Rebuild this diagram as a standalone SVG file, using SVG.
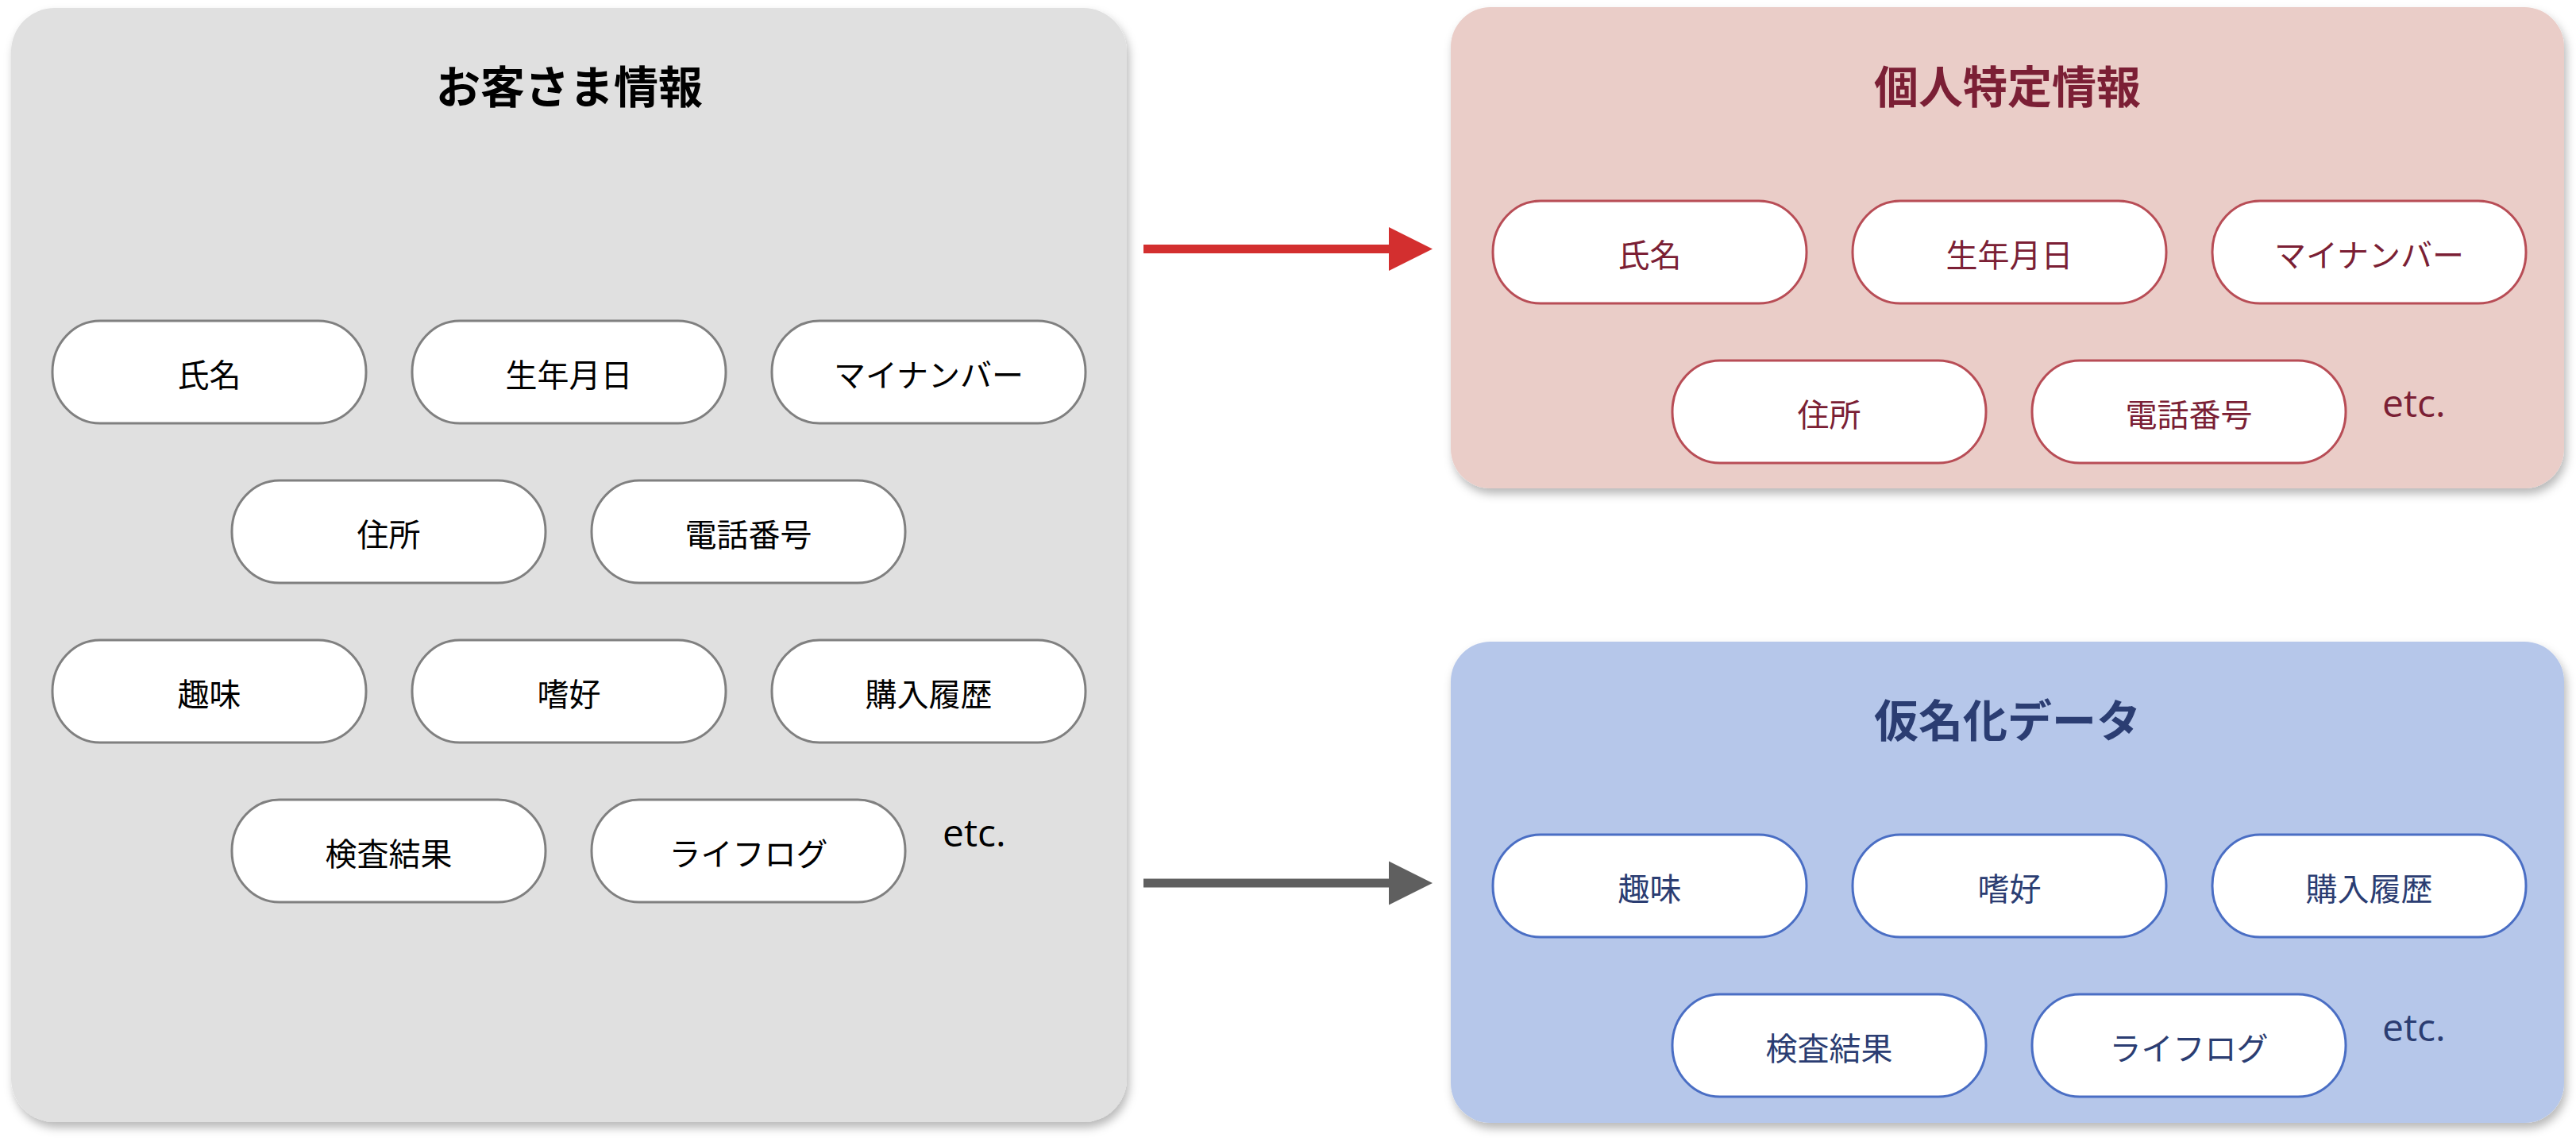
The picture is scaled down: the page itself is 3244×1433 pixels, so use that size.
<svg xmlns="http://www.w3.org/2000/svg" width="3244" height="1433" viewBox="0 0 3244 1433">
<style>
text{font-family:"Noto Sans CJK JP","Noto Sans",sans-serif;text-anchor:middle}
.title{font-size:56px;font-weight:bold}
.lbl{font-size:40px}
.etc{font-family:"Open Sans","Noto Sans",sans-serif;font-size:48px;text-anchor:start}
.pill{fill:#ffffff;stroke-width:3}
.g .pill{stroke:#808080}
.r .pill{stroke:#b84d56}
.b .pill{stroke:#4a6ec4}
.g text{fill:#000000}
.r text{fill:#7b1f35}
.b text{fill:#2b3d72}
</style>
<defs>
<filter id="sh" x="-5%" y="-5%" width="110%" height="112%">
<feDropShadow dx="3" dy="7" stdDeviation="6" flood-color="#000" flood-opacity="0.28"/>
</filter>
</defs>

<g id="customer-info" class="g">
<rect x="14" y="10" width="1405" height="1403" rx="55" fill="#e0e0e0" filter="url(#sh)"/>
<text class="title" x="717" y="130">お客さま情報</text>
<g id="c-name"><rect class="pill" x="66" y="404" width="395" height="129" rx="60" ry="64"/><text class="lbl" x="263.5" y="487">氏名</text></g>
<g id="c-birth"><rect class="pill" x="519" y="404" width="395" height="129" rx="60" ry="64"/><text class="lbl" x="716.5" y="487">生年月日</text></g>
<g id="c-mynumber"><rect class="pill" x="972" y="404" width="395" height="129" rx="60" ry="64"/><text class="lbl" x="1169.5" y="487">マイナンバー</text></g>
<g id="c-address"><rect class="pill" x="292" y="605" width="395" height="129" rx="60" ry="64"/><text class="lbl" x="489.5" y="688">住所</text></g>
<g id="c-phone"><rect class="pill" x="745" y="605" width="395" height="129" rx="60" ry="64"/><text class="lbl" x="942.5" y="688">電話番号</text></g>
<g id="c-hobby"><rect class="pill" x="66" y="806" width="395" height="129" rx="60" ry="64"/><text class="lbl" x="263.5" y="889">趣味</text></g>
<g id="c-pref"><rect class="pill" x="519" y="806" width="395" height="129" rx="60" ry="64"/><text class="lbl" x="716.5" y="889">嗜好</text></g>
<g id="c-purchase"><rect class="pill" x="972" y="806" width="395" height="129" rx="60" ry="64"/><text class="lbl" x="1169.5" y="889">購入履歴</text></g>
<g id="c-exam"><rect class="pill" x="292" y="1007" width="395" height="129" rx="60" ry="64"/><text class="lbl" x="489.5" y="1090">検査結果</text></g>
<g id="c-lifelog"><rect class="pill" x="745" y="1007" width="395" height="129" rx="60" ry="64"/><text class="lbl" x="942.5" y="1090">ライフログ</text></g>
<text class="etc" x="1187" y="1066">etc.</text>
</g>

<g id="personal-id-info" class="r">
<rect x="1827" y="9" width="1402" height="606" rx="50" fill="#eacdc8" filter="url(#sh)"/>
<text class="title" x="2528" y="130">個人特定情報</text>
<g id="p-name"><rect class="pill" x="1880" y="253" width="395" height="129" rx="60" ry="64"/><text class="lbl" x="2077.5" y="336">氏名</text></g>
<g id="p-birth"><rect class="pill" x="2333" y="253" width="395" height="129" rx="60" ry="64"/><text class="lbl" x="2530.5" y="336">生年月日</text></g>
<g id="p-mynumber"><rect class="pill" x="2786" y="253" width="395" height="129" rx="60" ry="64"/><text class="lbl" x="2983.5" y="336">マイナンバー</text></g>
<g id="p-address"><rect class="pill" x="2106" y="454" width="395" height="129" rx="60" ry="64"/><text class="lbl" x="2303.5" y="537">住所</text></g>
<g id="p-phone"><rect class="pill" x="2559" y="454" width="395" height="129" rx="60" ry="64"/><text class="lbl" x="2756.5" y="537">電話番号</text></g>
<text class="etc" x="3000" y="525">etc.</text>
</g>

<g id="pseudonymized-data" class="b">
<rect x="1827" y="808" width="1402" height="606" rx="50" fill="#b6c7ea" filter="url(#sh)"/>
<text class="title" x="2528" y="928">仮名化データ</text>
<g id="d-hobby"><rect class="pill" x="1880" y="1051" width="395" height="129" rx="60" ry="64"/><text class="lbl" x="2077.5" y="1134">趣味</text></g>
<g id="d-pref"><rect class="pill" x="2333" y="1051" width="395" height="129" rx="60" ry="64"/><text class="lbl" x="2530.5" y="1134">嗜好</text></g>
<g id="d-purchase"><rect class="pill" x="2786" y="1051" width="395" height="129" rx="60" ry="64"/><text class="lbl" x="2983.5" y="1134">購入履歴</text></g>
<g id="d-exam"><rect class="pill" x="2106" y="1252" width="395" height="129" rx="60" ry="64"/><text class="lbl" x="2303.5" y="1335">検査結果</text></g>
<g id="d-lifelog"><rect class="pill" x="2559" y="1252" width="395" height="129" rx="60" ry="64"/><text class="lbl" x="2756.5" y="1335">ライフログ</text></g>
<text class="etc" x="3000" y="1311">etc.</text>
</g>

<g id="connectors">
<line x1="1440" y1="313.5" x2="1752" y2="313.5" stroke="#d32f2f" stroke-width="11"/>
<polygon points="1749,286 1804,313.5 1749,341" fill="#d32f2f"/>
<line x1="1440" y1="1112" x2="1752" y2="1112" stroke="#5f5f5f" stroke-width="11"/>
<polygon points="1749,1084.5 1804,1112 1749,1139.5" fill="#5f5f5f"/>
</g>
</svg>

..............................

### Written problem
Print the listing above in full, exactly as written. Omit any pictures.

### Response to the exercise
Rebuild this diagram as a standalone SVG file, using SVG.
The picture is scaled down: the page itself is 3244×1433 pixels, so use that size.
<svg xmlns="http://www.w3.org/2000/svg" width="3244" height="1433" viewBox="0 0 3244 1433">
<style>
text{font-family:"Noto Sans CJK JP","Noto Sans",sans-serif;text-anchor:middle}
.title{font-size:56px;font-weight:bold}
.lbl{font-size:40px}
.etc{font-family:"Open Sans","Noto Sans",sans-serif;font-size:48px;text-anchor:start}
.pill{fill:#ffffff;stroke-width:3}
.g .pill{stroke:#808080}
.r .pill{stroke:#b84d56}
.b .pill{stroke:#4a6ec4}
.g text{fill:#000000}
.r text{fill:#7b1f35}
.b text{fill:#2b3d72}
</style>
<defs>
<filter id="sh" x="-5%" y="-5%" width="110%" height="112%">
<feDropShadow dx="3" dy="7" stdDeviation="6" flood-color="#000" flood-opacity="0.28"/>
</filter>
</defs>

<g id="customer-info" class="g">
<rect x="14" y="10" width="1405" height="1403" rx="55" fill="#e0e0e0" filter="url(#sh)"/>
<text class="title" x="717" y="130">お客さま情報</text>
<g id="c-name"><rect class="pill" x="66" y="404" width="395" height="129" rx="60" ry="64"/><text class="lbl" x="263.5" y="487">氏名</text></g>
<g id="c-birth"><rect class="pill" x="519" y="404" width="395" height="129" rx="60" ry="64"/><text class="lbl" x="716.5" y="487">生年月日</text></g>
<g id="c-mynumber"><rect class="pill" x="972" y="404" width="395" height="129" rx="60" ry="64"/><text class="lbl" x="1169.5" y="487">マイナンバー</text></g>
<g id="c-address"><rect class="pill" x="292" y="605" width="395" height="129" rx="60" ry="64"/><text class="lbl" x="489.5" y="688">住所</text></g>
<g id="c-phone"><rect class="pill" x="745" y="605" width="395" height="129" rx="60" ry="64"/><text class="lbl" x="942.5" y="688">電話番号</text></g>
<g id="c-hobby"><rect class="pill" x="66" y="806" width="395" height="129" rx="60" ry="64"/><text class="lbl" x="263.5" y="889">趣味</text></g>
<g id="c-pref"><rect class="pill" x="519" y="806" width="395" height="129" rx="60" ry="64"/><text class="lbl" x="716.5" y="889">嗜好</text></g>
<g id="c-purchase"><rect class="pill" x="972" y="806" width="395" height="129" rx="60" ry="64"/><text class="lbl" x="1169.5" y="889">購入履歴</text></g>
<g id="c-exam"><rect class="pill" x="292" y="1007" width="395" height="129" rx="60" ry="64"/><text class="lbl" x="489.5" y="1090">検査結果</text></g>
<g id="c-lifelog"><rect class="pill" x="745" y="1007" width="395" height="129" rx="60" ry="64"/><text class="lbl" x="942.5" y="1090">ライフログ</text></g>
<text class="etc" x="1187" y="1066">etc.</text>
</g>

<g id="personal-id-info" class="r">
<rect x="1827" y="9" width="1402" height="606" rx="50" fill="#eacdc8" filter="url(#sh)"/>
<text class="title" x="2528" y="130">個人特定情報</text>
<g id="p-name"><rect class="pill" x="1880" y="253" width="395" height="129" rx="60" ry="64"/><text class="lbl" x="2077.5" y="336">氏名</text></g>
<g id="p-birth"><rect class="pill" x="2333" y="253" width="395" height="129" rx="60" ry="64"/><text class="lbl" x="2530.5" y="336">生年月日</text></g>
<g id="p-mynumber"><rect class="pill" x="2786" y="253" width="395" height="129" rx="60" ry="64"/><text class="lbl" x="2983.5" y="336">マイナンバー</text></g>
<g id="p-address"><rect class="pill" x="2106" y="454" width="395" height="129" rx="60" ry="64"/><text class="lbl" x="2303.5" y="537">住所</text></g>
<g id="p-phone"><rect class="pill" x="2559" y="454" width="395" height="129" rx="60" ry="64"/><text class="lbl" x="2756.5" y="537">電話番号</text></g>
<text class="etc" x="3000" y="525">etc.</text>
</g>

<g id="pseudonymized-data" class="b">
<rect x="1827" y="808" width="1402" height="606" rx="50" fill="#b6c7ea" filter="url(#sh)"/>
<text class="title" x="2528" y="928">仮名化データ</text>
<g id="d-hobby"><rect class="pill" x="1880" y="1051" width="395" height="129" rx="60" ry="64"/><text class="lbl" x="2077.5" y="1134">趣味</text></g>
<g id="d-pref"><rect class="pill" x="2333" y="1051" width="395" height="129" rx="60" ry="64"/><text class="lbl" x="2530.5" y="1134">嗜好</text></g>
<g id="d-purchase"><rect class="pill" x="2786" y="1051" width="395" height="129" rx="60" ry="64"/><text class="lbl" x="2983.5" y="1134">購入履歴</text></g>
<g id="d-exam"><rect class="pill" x="2106" y="1252" width="395" height="129" rx="60" ry="64"/><text class="lbl" x="2303.5" y="1335">検査結果</text></g>
<g id="d-lifelog"><rect class="pill" x="2559" y="1252" width="395" height="129" rx="60" ry="64"/><text class="lbl" x="2756.5" y="1335">ライフログ</text></g>
<text class="etc" x="3000" y="1311">etc.</text>
</g>

<g id="connectors">
<line x1="1440" y1="313.5" x2="1752" y2="313.5" stroke="#d32f2f" stroke-width="11"/>
<polygon points="1749,286 1804,313.5 1749,341" fill="#d32f2f"/>
<line x1="1440" y1="1112" x2="1752" y2="1112" stroke="#5f5f5f" stroke-width="11"/>
<polygon points="1749,1084.5 1804,1112 1749,1139.5" fill="#5f5f5f"/>
</g>
</svg>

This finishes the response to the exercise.